Башня вавилонская (Апраксина, Оуэн) - страница 61

Потом, когда Совет заинтересовался, кому доверяет оружие. Когда сочетание наплевательства с безнаказанностью выплеснулись на Кубе. Он до сих пор помнил поименно всю свою роту сопляков, это очень стимулировало отвоевывать каждое изменение, каждую поправку.

— Карибский кризис. Мне всегда казалось, что это не название, а эвфемизм.

— Эвфемизм… Вы точны и милосердны. Это были все наши ошибки, взятые вместе. Мы влезли со своей миротворческой операцией в локальный кризис власти, вот тут слово «кризис» будет уместным, без нас они разобрались бы за месяц-два, и превратили его в гражданскую войну. В самый худший вариант гражданской войны, в войну, которую ни одна сторона не может выиграть быстро… Общество пошло по швам — и думать не стоило пытаться скрепить его силой, а уж тем более извне. А мы ничего, ничего, ничего не знали. Мы не знали, кто стреляет в нас — и почему. Мы не знали, в кого стреляем мы и в кого должны стрелять. Мы не понимали, почему от нашего вмешательства становится только хуже. Мы теряли людей, люди теряли контроль над собой… но это все же личные чувства, а тысячи местных жителей, погибших потому, что над их головами воевали, что не было ни света, ни воды, ни снабжения, ни врачей — это статистика, от которой трудно отмахнуться. Мы тогда все ругали Совет, руководство операции, всех… голов полетело много. Но руководство тоже действовало во мраке — и даже не подозревало об этом.

Цветы смотрят сочувственно, кивают. Шелково блестящие черные лепестки с гранатовым отливом упруго неподвижны, плотно прилегают друг к другу. Вокруг них струится теплый, зеленоватый, слегка терпкий аромат. Кофе почему-то не помогает проснуться. Наверное, здесь слишком тепло, но не просить же открыть окно, ни в коем случае нельзя. Цветы могут простудиться.

— Я обратила внимание, что в воспитательной работе очень большое значение придается этическим аспектам, — говорят Цветы. — Это, как я понимаю, ваше новшество. Обычно акцент делается на дисциплине, формальных мерах.

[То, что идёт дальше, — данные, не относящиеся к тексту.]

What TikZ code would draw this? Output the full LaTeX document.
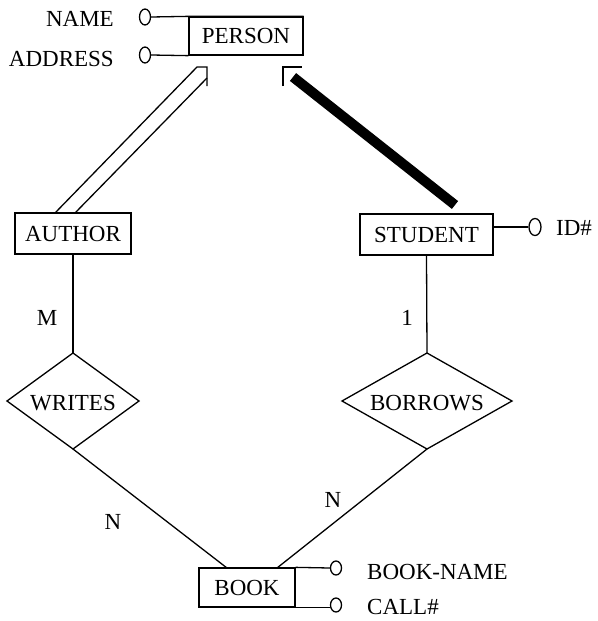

— Боюсь, что мои коллеги и я в этом вопросе скорее солидарны с предками наших китайских друзей. Невозможно усторожить сторожей. Сколько уровней безопасности ни пристрой, какие выгоды не повесь пряником, каким страшным ни сделай кнут — но нельзя уберечься ни от ошибок, ни от злонамеренности, ни от равнодушия и некомпетентности, которое в нашем деле равны злонамеренности. Система может запроверять себя настолько, что перестанет работать, разложиться от безнаказанности, впасть в оба греха одновременно. Я это видел и вы наверняка это видели. — Редкий случай, усмехнулся про себя полковник: проповедуешь обращенному. — Что остается? Сделать сторожа честным — изнутри, насколько это возможно. Пусть он сторожит себя сам.